Exercise instructions | Begin at the first line of the data and copy each line through the one containing "0.0902, 0.0883, 0.0948]", that line included, with no pictures.

Data to process |
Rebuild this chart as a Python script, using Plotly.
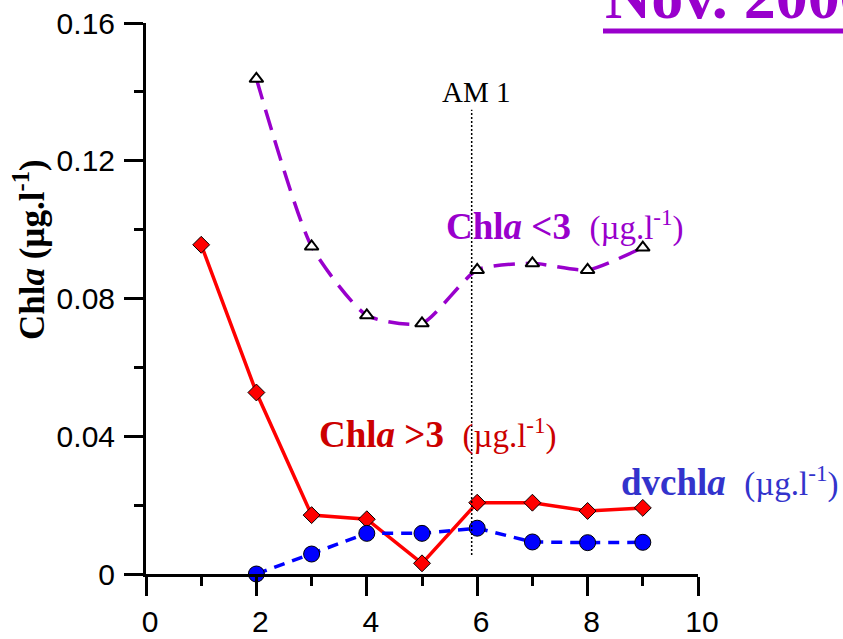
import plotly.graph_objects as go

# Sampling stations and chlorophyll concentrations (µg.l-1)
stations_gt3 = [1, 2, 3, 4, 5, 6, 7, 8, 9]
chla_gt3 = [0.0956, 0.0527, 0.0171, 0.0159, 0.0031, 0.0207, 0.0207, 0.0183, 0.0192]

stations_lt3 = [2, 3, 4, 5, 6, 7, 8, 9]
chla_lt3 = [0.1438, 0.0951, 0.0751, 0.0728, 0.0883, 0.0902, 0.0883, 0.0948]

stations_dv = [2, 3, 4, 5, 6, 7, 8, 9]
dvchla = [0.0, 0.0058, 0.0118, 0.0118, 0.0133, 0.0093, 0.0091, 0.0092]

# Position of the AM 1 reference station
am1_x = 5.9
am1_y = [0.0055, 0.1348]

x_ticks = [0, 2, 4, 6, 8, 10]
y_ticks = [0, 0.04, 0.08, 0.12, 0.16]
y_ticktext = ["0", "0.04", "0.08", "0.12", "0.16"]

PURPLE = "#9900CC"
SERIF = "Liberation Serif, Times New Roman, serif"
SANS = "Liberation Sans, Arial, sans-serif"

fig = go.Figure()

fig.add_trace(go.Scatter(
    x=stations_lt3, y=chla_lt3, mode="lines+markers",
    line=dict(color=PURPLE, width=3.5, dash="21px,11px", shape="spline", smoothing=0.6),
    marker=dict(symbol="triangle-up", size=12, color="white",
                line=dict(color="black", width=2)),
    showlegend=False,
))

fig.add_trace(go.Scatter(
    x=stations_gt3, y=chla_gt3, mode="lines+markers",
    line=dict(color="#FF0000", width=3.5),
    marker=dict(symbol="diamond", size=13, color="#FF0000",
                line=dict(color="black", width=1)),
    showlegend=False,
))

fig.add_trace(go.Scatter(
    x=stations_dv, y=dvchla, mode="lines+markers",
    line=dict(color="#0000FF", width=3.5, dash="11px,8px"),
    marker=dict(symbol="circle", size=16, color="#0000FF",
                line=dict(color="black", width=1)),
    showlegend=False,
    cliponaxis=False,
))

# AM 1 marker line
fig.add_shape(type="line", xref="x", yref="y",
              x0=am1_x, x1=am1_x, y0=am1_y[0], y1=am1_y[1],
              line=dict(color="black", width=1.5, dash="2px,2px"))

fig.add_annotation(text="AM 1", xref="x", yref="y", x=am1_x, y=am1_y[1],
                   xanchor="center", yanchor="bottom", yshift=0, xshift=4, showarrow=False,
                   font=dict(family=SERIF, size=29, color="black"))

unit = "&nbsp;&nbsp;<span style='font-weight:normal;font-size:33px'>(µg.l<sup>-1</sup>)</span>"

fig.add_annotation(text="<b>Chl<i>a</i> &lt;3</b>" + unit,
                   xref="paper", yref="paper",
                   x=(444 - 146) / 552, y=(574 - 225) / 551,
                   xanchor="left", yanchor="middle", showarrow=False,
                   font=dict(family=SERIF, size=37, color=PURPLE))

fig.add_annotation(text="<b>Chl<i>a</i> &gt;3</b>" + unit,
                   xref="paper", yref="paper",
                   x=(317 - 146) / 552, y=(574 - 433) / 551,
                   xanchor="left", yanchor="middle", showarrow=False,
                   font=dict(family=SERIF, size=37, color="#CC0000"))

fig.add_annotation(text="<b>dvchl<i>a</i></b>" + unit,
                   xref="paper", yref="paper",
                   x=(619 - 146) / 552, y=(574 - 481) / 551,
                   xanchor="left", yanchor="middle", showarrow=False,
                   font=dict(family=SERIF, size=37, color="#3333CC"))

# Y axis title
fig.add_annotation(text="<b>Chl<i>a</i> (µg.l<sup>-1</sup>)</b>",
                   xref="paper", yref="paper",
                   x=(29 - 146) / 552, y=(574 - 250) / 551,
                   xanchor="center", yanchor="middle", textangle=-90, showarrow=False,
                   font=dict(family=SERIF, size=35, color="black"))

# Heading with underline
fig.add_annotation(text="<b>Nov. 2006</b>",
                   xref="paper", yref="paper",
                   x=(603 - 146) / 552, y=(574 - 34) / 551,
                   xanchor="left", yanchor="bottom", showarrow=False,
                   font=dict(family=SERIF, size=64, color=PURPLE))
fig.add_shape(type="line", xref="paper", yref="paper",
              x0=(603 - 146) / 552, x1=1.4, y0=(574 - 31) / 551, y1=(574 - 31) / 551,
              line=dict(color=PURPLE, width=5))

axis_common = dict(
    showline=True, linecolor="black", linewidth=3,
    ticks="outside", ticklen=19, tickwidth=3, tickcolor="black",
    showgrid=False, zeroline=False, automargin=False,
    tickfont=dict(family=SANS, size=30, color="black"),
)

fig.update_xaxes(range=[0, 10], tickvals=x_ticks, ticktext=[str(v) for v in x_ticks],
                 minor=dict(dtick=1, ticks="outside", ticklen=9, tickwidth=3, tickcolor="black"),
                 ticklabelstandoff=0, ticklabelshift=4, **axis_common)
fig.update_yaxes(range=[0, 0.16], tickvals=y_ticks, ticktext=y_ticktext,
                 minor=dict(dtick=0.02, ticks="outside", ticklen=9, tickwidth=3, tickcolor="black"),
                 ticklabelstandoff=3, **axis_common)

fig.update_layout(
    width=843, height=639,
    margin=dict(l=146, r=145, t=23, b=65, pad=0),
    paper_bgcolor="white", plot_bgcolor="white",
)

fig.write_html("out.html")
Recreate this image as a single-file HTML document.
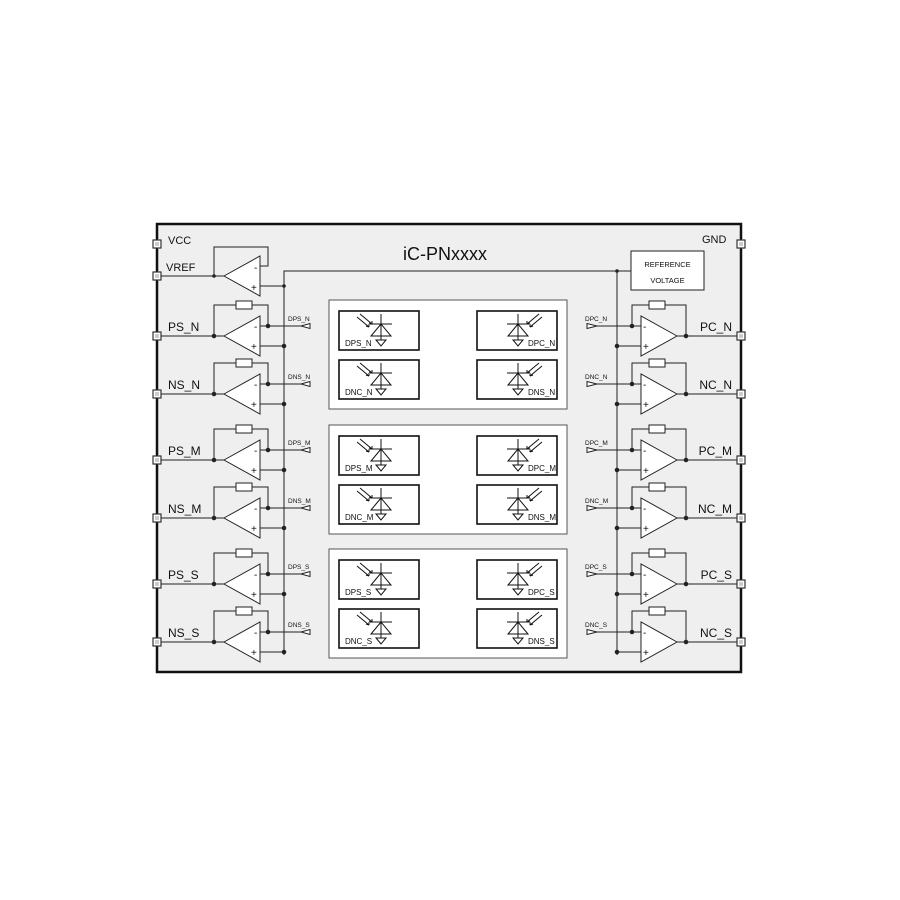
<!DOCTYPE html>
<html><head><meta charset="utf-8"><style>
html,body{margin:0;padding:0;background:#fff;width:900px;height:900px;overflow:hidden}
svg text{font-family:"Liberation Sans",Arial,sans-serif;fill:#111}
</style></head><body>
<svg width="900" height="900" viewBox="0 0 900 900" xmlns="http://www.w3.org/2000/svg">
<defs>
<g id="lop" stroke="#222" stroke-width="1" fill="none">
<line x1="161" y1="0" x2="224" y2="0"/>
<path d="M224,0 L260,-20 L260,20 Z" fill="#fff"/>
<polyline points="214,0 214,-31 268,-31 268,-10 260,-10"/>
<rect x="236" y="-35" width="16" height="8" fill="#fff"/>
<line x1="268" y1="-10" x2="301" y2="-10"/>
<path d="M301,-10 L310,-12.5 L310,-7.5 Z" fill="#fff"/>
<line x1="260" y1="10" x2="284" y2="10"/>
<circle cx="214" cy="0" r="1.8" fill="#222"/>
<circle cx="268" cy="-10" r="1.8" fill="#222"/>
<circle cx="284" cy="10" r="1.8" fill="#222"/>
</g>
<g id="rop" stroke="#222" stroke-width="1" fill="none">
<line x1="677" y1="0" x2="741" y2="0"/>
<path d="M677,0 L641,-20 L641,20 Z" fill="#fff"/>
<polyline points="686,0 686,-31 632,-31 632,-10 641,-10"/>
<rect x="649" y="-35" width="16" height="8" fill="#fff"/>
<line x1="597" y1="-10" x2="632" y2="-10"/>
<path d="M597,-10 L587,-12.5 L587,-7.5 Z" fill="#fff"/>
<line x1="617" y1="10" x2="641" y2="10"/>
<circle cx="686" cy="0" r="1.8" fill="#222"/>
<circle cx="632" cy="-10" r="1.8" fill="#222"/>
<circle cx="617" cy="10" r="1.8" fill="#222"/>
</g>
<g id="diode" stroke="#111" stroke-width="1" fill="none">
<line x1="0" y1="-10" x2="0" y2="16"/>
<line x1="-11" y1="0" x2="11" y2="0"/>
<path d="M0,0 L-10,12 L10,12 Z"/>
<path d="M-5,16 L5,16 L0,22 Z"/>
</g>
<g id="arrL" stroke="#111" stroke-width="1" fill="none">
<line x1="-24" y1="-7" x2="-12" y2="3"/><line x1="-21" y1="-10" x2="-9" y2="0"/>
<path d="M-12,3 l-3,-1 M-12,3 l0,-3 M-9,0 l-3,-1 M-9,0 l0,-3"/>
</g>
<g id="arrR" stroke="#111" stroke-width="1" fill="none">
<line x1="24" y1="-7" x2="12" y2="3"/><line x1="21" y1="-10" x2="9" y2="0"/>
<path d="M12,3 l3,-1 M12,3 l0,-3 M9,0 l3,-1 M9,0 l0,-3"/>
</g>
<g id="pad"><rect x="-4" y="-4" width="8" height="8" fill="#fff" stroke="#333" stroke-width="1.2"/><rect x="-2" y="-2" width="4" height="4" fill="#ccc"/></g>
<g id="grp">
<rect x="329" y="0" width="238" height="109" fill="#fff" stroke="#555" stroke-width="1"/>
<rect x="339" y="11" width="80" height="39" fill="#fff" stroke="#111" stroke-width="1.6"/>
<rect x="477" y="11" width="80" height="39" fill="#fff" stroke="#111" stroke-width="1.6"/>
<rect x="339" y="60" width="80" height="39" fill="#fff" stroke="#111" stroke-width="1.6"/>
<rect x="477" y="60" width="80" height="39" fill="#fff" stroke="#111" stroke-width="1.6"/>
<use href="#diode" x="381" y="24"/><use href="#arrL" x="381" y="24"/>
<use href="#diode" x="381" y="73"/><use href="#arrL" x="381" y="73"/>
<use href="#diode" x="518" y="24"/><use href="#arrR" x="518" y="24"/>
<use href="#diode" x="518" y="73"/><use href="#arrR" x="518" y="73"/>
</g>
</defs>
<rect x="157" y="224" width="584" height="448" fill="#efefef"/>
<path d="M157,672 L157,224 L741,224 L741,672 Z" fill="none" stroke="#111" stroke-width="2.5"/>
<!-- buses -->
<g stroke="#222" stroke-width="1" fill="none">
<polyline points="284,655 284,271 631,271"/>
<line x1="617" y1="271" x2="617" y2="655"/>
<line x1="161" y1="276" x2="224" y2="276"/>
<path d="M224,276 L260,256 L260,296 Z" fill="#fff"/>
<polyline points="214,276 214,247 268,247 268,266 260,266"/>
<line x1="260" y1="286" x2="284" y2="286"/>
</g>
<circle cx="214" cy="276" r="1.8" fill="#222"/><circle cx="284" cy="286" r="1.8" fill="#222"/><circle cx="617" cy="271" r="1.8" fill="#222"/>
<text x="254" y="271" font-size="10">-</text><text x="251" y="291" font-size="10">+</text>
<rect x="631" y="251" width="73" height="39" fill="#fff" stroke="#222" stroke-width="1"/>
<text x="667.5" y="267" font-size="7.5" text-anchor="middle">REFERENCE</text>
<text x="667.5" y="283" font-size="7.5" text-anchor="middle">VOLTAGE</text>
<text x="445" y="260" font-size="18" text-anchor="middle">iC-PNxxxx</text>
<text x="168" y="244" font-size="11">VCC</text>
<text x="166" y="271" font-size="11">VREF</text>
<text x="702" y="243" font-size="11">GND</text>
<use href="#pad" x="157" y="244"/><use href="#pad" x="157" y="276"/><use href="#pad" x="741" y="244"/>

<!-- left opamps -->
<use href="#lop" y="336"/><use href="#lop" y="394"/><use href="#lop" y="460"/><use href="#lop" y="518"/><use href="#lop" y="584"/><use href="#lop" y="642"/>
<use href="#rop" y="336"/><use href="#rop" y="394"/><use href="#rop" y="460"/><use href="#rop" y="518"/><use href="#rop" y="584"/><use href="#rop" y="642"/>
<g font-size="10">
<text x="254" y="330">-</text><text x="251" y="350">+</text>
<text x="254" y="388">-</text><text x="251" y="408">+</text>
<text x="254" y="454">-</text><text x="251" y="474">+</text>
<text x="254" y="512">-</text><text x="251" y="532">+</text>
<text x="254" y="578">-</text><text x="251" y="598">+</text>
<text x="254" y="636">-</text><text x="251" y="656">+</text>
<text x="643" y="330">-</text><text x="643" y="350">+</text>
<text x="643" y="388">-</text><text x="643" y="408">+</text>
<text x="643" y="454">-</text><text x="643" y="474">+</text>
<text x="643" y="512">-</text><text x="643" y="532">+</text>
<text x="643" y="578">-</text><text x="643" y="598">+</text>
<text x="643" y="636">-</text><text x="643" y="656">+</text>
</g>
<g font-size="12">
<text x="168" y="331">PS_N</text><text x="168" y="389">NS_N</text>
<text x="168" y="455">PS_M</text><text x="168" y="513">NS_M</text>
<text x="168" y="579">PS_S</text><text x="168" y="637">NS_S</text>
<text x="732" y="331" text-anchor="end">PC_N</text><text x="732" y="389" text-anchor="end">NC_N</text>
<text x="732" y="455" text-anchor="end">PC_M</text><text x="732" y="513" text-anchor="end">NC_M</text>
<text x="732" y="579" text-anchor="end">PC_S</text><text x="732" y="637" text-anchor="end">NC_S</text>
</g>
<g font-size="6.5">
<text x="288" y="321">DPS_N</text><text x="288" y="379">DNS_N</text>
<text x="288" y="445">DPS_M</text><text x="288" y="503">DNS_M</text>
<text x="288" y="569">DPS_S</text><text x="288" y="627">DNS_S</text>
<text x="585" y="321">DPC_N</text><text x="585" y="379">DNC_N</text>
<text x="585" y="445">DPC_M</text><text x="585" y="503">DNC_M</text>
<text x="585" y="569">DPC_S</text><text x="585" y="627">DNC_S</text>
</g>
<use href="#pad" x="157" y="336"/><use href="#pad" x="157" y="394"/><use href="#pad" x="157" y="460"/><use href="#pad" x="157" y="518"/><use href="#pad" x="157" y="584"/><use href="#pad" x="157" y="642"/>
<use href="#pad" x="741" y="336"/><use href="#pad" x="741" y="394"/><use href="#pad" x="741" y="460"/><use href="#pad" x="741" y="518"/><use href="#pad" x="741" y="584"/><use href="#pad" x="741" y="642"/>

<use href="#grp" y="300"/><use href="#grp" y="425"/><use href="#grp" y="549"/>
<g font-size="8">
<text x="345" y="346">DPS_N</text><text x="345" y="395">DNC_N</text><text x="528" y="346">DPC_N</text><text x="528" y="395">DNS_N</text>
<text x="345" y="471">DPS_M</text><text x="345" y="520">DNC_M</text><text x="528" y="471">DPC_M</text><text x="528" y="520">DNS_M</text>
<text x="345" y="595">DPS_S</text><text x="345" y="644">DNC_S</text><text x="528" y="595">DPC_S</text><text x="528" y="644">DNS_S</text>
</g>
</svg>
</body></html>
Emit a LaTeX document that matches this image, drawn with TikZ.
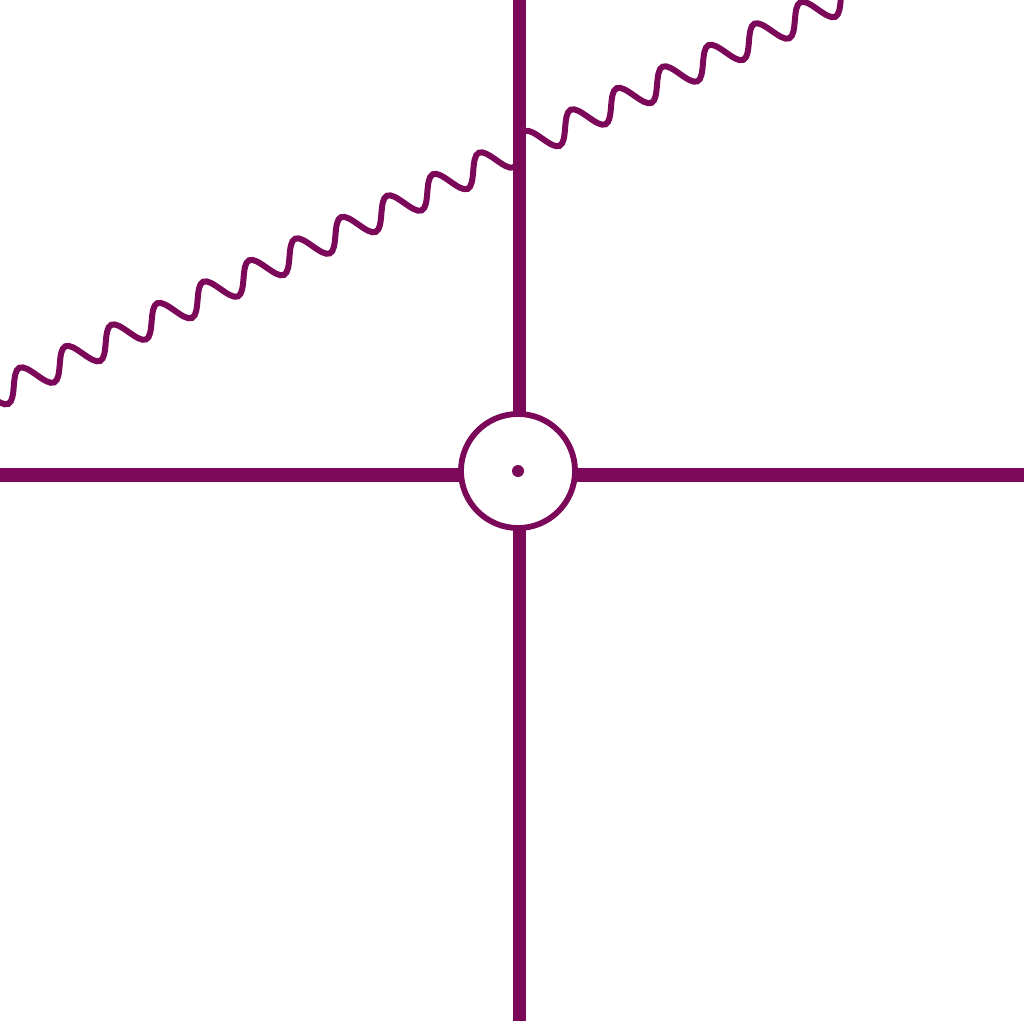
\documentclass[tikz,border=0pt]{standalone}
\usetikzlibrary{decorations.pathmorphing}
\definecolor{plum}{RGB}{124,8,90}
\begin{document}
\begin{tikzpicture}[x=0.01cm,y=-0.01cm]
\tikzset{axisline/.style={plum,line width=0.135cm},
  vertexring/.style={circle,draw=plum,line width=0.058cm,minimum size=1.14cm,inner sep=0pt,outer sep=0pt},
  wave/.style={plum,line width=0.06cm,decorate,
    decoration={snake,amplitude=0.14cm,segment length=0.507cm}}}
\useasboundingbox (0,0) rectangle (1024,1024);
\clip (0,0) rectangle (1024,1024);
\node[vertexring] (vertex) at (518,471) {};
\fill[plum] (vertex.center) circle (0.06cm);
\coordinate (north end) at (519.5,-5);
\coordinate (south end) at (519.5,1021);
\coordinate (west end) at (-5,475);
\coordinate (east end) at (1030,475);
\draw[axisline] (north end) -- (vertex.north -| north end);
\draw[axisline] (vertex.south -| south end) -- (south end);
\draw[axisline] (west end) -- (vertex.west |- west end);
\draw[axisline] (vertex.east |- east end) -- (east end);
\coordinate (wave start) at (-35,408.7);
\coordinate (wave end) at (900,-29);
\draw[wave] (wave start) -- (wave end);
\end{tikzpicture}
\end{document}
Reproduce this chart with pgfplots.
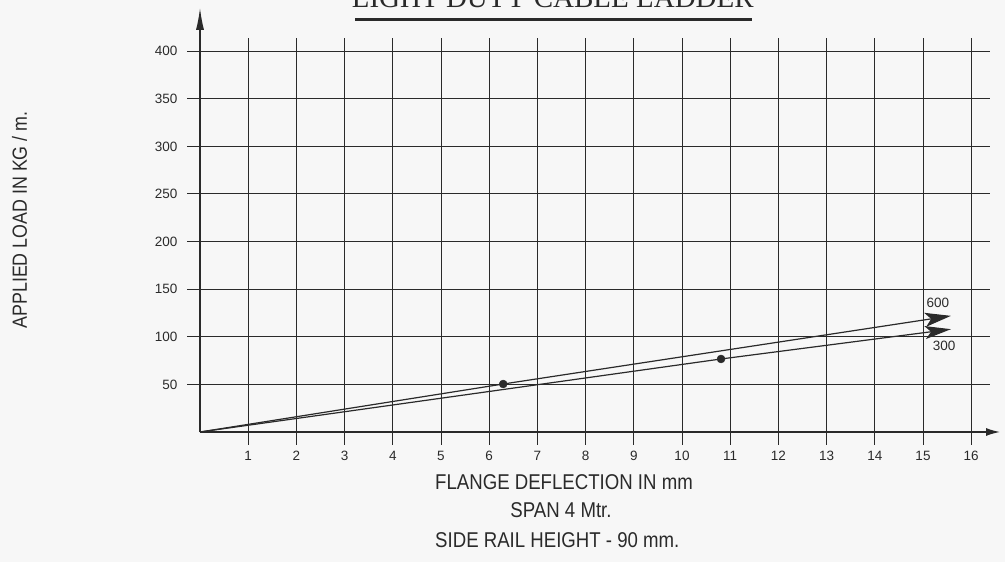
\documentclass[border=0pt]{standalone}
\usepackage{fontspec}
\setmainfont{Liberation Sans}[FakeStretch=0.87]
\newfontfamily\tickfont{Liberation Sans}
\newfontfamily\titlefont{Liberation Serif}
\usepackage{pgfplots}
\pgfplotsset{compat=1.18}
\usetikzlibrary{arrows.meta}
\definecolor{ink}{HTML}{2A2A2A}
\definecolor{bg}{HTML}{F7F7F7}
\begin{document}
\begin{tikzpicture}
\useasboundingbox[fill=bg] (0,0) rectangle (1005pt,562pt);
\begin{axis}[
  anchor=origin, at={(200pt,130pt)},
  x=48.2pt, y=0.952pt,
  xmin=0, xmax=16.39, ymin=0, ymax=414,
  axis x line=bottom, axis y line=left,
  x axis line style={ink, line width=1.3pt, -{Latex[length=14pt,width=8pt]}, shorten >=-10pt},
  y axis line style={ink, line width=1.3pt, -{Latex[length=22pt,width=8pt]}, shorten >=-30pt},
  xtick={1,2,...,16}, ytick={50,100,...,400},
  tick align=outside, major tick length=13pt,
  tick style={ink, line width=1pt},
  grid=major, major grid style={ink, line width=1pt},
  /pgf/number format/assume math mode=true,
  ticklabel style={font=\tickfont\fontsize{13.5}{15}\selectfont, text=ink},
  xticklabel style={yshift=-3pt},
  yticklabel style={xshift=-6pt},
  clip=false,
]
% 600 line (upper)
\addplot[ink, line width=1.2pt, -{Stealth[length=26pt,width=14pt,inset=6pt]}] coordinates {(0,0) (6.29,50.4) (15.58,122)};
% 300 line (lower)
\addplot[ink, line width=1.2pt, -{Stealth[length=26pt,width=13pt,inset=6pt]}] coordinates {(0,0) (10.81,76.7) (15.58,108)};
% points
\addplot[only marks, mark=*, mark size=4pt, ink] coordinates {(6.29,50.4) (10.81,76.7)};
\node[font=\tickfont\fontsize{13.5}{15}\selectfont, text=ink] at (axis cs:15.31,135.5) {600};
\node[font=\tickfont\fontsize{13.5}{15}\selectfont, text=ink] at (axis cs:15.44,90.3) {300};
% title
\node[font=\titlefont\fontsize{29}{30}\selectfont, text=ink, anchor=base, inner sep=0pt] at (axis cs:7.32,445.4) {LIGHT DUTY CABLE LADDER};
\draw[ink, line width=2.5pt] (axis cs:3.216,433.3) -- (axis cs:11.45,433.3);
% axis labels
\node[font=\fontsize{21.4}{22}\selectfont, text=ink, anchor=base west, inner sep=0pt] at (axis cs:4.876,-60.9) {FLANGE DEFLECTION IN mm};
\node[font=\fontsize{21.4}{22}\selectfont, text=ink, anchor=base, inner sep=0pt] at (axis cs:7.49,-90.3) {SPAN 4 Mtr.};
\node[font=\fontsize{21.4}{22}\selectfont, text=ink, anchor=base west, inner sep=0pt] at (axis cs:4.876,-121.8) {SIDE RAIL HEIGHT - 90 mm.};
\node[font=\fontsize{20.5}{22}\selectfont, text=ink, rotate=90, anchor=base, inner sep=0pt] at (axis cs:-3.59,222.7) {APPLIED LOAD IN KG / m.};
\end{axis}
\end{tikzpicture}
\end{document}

Written solution |
Rebuild this chart as a Python script, using Plotly.
import plotly.graph_objects as go

# Sampling stations and chlorophyll concentrations (µg.l-1)
stations_gt3 = [1, 2, 3, 4, 5, 6, 7, 8, 9]
chla_gt3 = [0.0956, 0.0527, 0.0171, 0.0159, 0.0031, 0.0207, 0.0207, 0.0183, 0.0192]

stations_lt3 = [2, 3, 4, 5, 6, 7, 8, 9]
chla_lt3 = [0.1438, 0.0951, 0.0751, 0.0728, 0.0883, 0.0902, 0.0883, 0.0948]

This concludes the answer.